- Claire meets Luke Cage, from Luke Cage, Hero for Hire #2 (August 1972)

Publication information
- Publisher: Marvel Comics
- First appearance: Luke Cage, Hero for Hire #2 (August 1972)
- Created by: Archie Goodwin George Tuska

In-story information
- Team affiliations: Heroes for Hire
- Supporting character of: Luke Cage
- Abilities: Doctor

= Claire Temple =

Marvel Comics fictional character

Claire Temple is a character appearing in American comic books published by Marvel Comics. She is a medical doctor primarily affiliated with the superhero Luke Cage and is one of his early love interests.

Starting in 2015, a version of the character, portrayed by Rosario Dawson, has appeared in multiple episodes of the Marvel Cinematic Universe streaming television series, such as the first two seasons of Daredevil, an episode of the first season of Jessica Jones, Luke Cage, the first season of Iron Fist and The Defenders. She is a composite of the comic book version of Temple and the comic book character Night Nurse (aka Linda Carter).

==Publication history==
Claire Temple first appeared in Luke Cage, Hero for Hire #2 and was created by Archie Goodwin and George Tuska.

==Fictional character biography==
===Luke Cage===
Luke Cage meets Dr. Claire Temple, who works with Dr. Noah Burstein at his 42nd Street storefront clinic. Cage has been shot by hitmen sent by the criminal Diamondback, and Claire is surprised to find him only bruised by the bullets.
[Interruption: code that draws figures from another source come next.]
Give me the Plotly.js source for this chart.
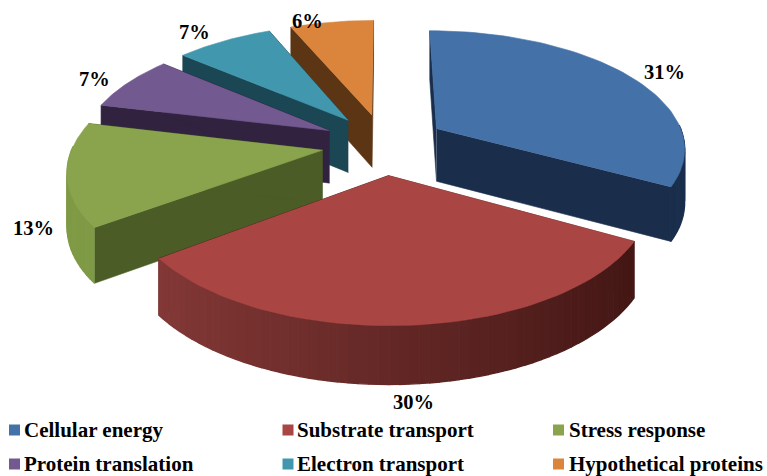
<!DOCTYPE html>
<html><head><meta charset="utf-8">
<script src="https://cdn.plot.ly/plotly-3.0.1.min.js"></script>
<style>html,body{margin:0;padding:0;background:#fff}</style></head>
<body><div id="chart" style="width:767px;height:476px"></div>
<script>
const categories = ["Cellular energy","Substrate transport","Stress response","Protein translation","Electron transport","Hypothetical proteins"];
const values = [31,30,13,7,7,6];
const topColors = ["#4472A8","#A94543","#89A44D","#72598F","#4198AE","#DA843C"];
const cutColors = ["#1A2E4C","#4A1A18","#4B5C27","#31233F","#1B4653","#5C3514"];
const wallDark = ["#1A2E4C","#3E1412","#7F9A45","#2B1F3A","#1B4653","#5C3514"];
const wallLight = ["#1A2E4C","#8A3C3A","#7F9A45","#3D2E50","#27606F","#7A4A1E"];
const labelPos = [[664,72],[413,402],[33,228],[94,79],[194,32],[307,21]];
const legendX = [14.5,288,558.5], legendTextX=[24,297,569], legendY = [430,464];

const cx=384, cy=144, a=249, b=117, k=0.15, ex=0.25, ey=0.26, depth=53;
function project(X,Y,z){const p=1/(1-k*Y);return [cx+a*X*p, cy+b*Y*p+z*depth*Math.sqrt(p)];}
const total=values.reduce((s,v)=>s+v,0);
const traces=[];
function poly(pts,color,w){traces.push({type:"scatter",mode:"lines",x:pts.map(q=>q[0]),y:pts.map(q=>q[1]),fill:"toself",fillcolor:color,line:{color:color,width:w||0.6},hoverinfo:"skip",showlegend:false});}
function mix(c1,c2,t){const h=c=>[1,3,5].map(i=>parseInt(c.substr(i,2),16));const A=h(c1),B=h(c2);return "rgb("+A.map((v,i)=>Math.round(v+(B[i]-v)*t)).join(",")+")";}
let start=0; const slices=values.map((v,i)=>{const s={i,t0:start/total*2*Math.PI,t1:(start+v)/total*2*Math.PI};start+=v;return s;});
const order=[5,4,3,2,0,1];
order.forEach(i=>{
  const s=slices[i],mid=(s.t0+s.t1)/2,ox=ex*Math.sin(mid),oy=-ey*Math.cos(mid);
  const pt=(t,z)=>project(ox+Math.sin(t),oy-Math.cos(t),z);
  const apex=z=>project(ox,oy,z);
  const n=Math.max(8,Math.round((s.t1-s.t0)*30));
  poly([apex(0),pt(s.t0,0),pt(s.t0,1),apex(1)],cutColors[i]);
  poly([apex(0),pt(s.t1,0),pt(s.t1,1),apex(1)],cutColors[i]);
  for(let j=0;j<n;j++){
    const t0=s.t0+(s.t1-s.t0)*j/n,t1=s.t0+(s.t1-s.t0)*(j+1)/n;
    if(Math.cos((t0+t1)/2)>0.05) continue;
    const shade=(1-Math.sin((t0+t1)/2))/2;
    poly([pt(t0,0),pt(t1,0),pt(t1,1),pt(t0,1)],mix(wallDark[i],wallLight[i],shade),1.4);
  }
  const top=[apex(0)];for(let j=0;j<=60;j++)top.push(pt(s.t0+(s.t1-s.t0)*j/60,0));
  poly(top,topColors[i]);
});
const font={family:"Liberation Serif, serif",size:20.5,color:"#000"};
const legendFont={family:"Liberation Serif, serif",size:21,color:"#000"};
const annotations=[],shapes=[];
values.forEach((v,i)=>annotations.push({x:labelPos[i][0],y:labelPos[i][1],xref:"x",yref:"y",text:"<b>"+v+"%</b>",showarrow:false,font}));
categories.forEach((c,i)=>{
  const col=i%3,ly=legendY[Math.floor(i/3)];
  shapes.push({type:"rect",xref:"x",yref:"y",x0:legendX[col]-5.5,x1:legendX[col]+5.5,y0:ly-5.5,y1:ly+5.5,fillcolor:topColors[i],line:{width:0}});
  annotations.push({x:legendTextX[col],y:ly,xref:"x",yref:"y",xanchor:"left",xshift:-2,text:"<b>"+c+"</b>",showarrow:false,font:legendFont});
});
Plotly.newPlot("chart",traces,{width:767,height:476,margin:{l:0,r:0,t:0,b:0},paper_bgcolor:"#fff",plot_bgcolor:"#fff",
 xaxis:{range:[0,767],visible:false,fixedrange:true},yaxis:{range:[476,0],visible:false,fixedrange:true},showlegend:false,annotations,shapes},{displayModeBar:false,staticPlot:true});
</script></body></html>
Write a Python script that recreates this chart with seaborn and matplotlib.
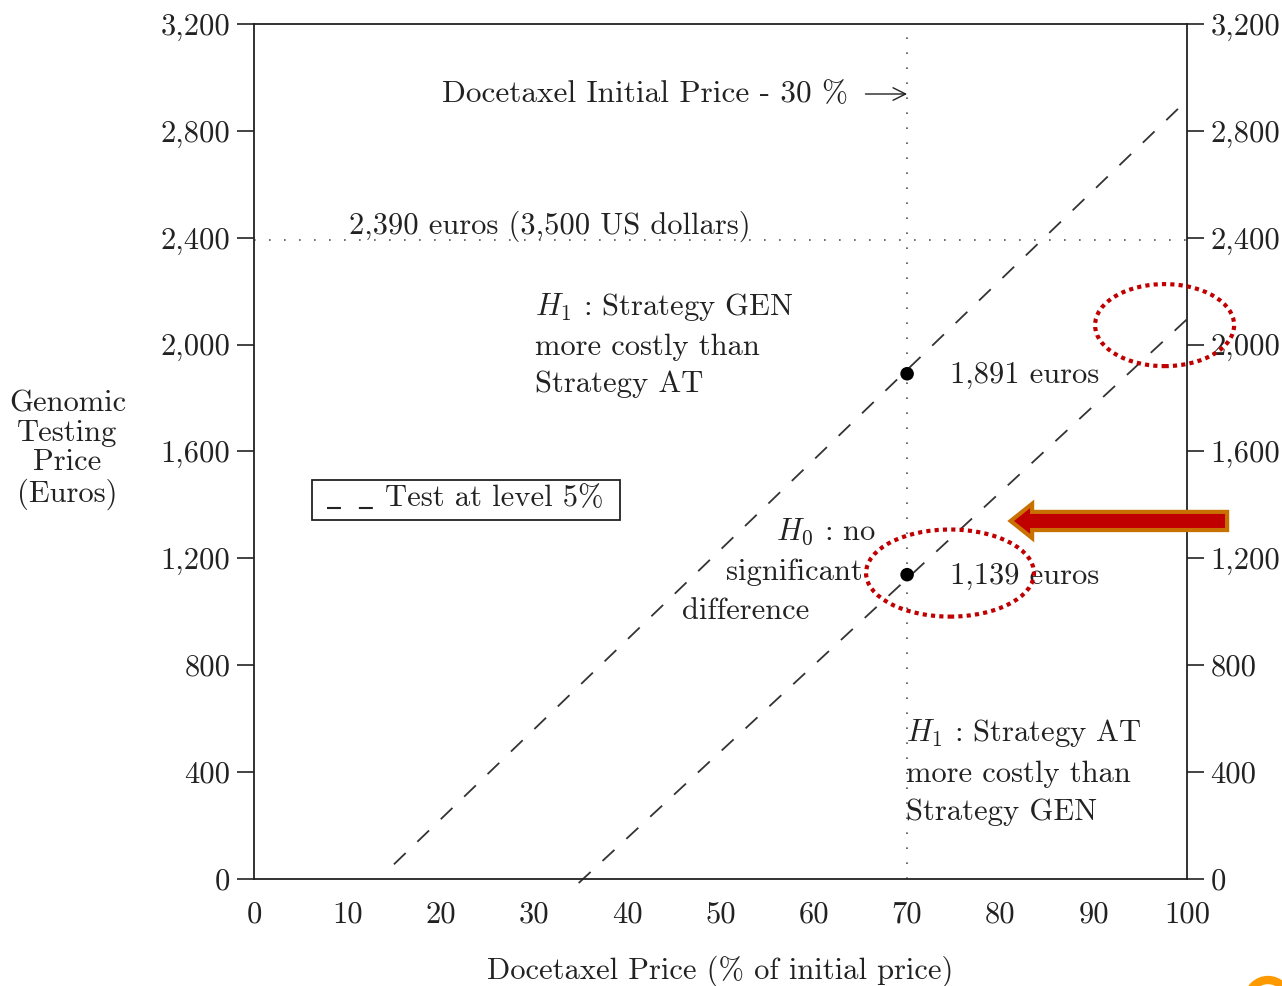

She is subsequently kidnapped by Diamondback, who Cage discovers is his old friend Willis Stryker, the man who had framed Cage for the crime that sent him to prison. Cage frees Claire, but Diamondback is killed by one of his own weapons. Claire corroborates Cage's story with the police, and the two become romantically involved. As Claire and Cage continue dating, Dr. Burstein—who is partially responsible for giving Cage his powers—hides from Claire and Daily Bugle reporter Phil Fox that Cage had escaped from prison. Having discovered Cage's secret but unable to publish it, Fox works with Cage's prison guard nemesis Billy Bob Rackham to get revenge on Cage by kidnapping Claire. They kidnap the wrong woman, Fox is killed and the police find Claire holding the murder weapon. Rackham is revealed as the murderer, exonerating Claire, who is reunited with Cage.

In the now-retitled Luke Cage, Power Man #18 (April 1974), Cage mourns his ex-girlfriend Reva Connors, who had been killed because of his rivalry with Willis Stryker. Despite Cage's belief that everyone who gets close to him dies, he and Claire decide to stay together. The relationship continues for years, with Claire often in danger because of her connection to Cage. Cage is finally exonerated for the crime that originally put him in prison, but Claire can no longer handle him constantly being in danger, and they separate.

===Other appearances===
In All-New, All-Different Marvel, Claire is a doctor who specializes in dealing with super-powered humans and bionic implants. She first appears in December 2015 in Captain America: Sam Wilson #4, where she treats Captain America (Sam Wilson) when he is transformed into a werewolf by Karl Malus.

==In other media==

- Claire Temple, with elements of Night Nurse, appears in Marvel's Netflix television series, portrayed by Rosario Dawson. Introduced in Daredevil, Temple makes subsequent appearances in Jessica Jones, Luke Cage, Iron Fist, and The Defenders. A scene with Temple was filmed for Spider-Man: Brand New Day but was cut.
- Claire Temple appears as a playable character in Marvel Avengers Academy, voiced by Tiana Camacho.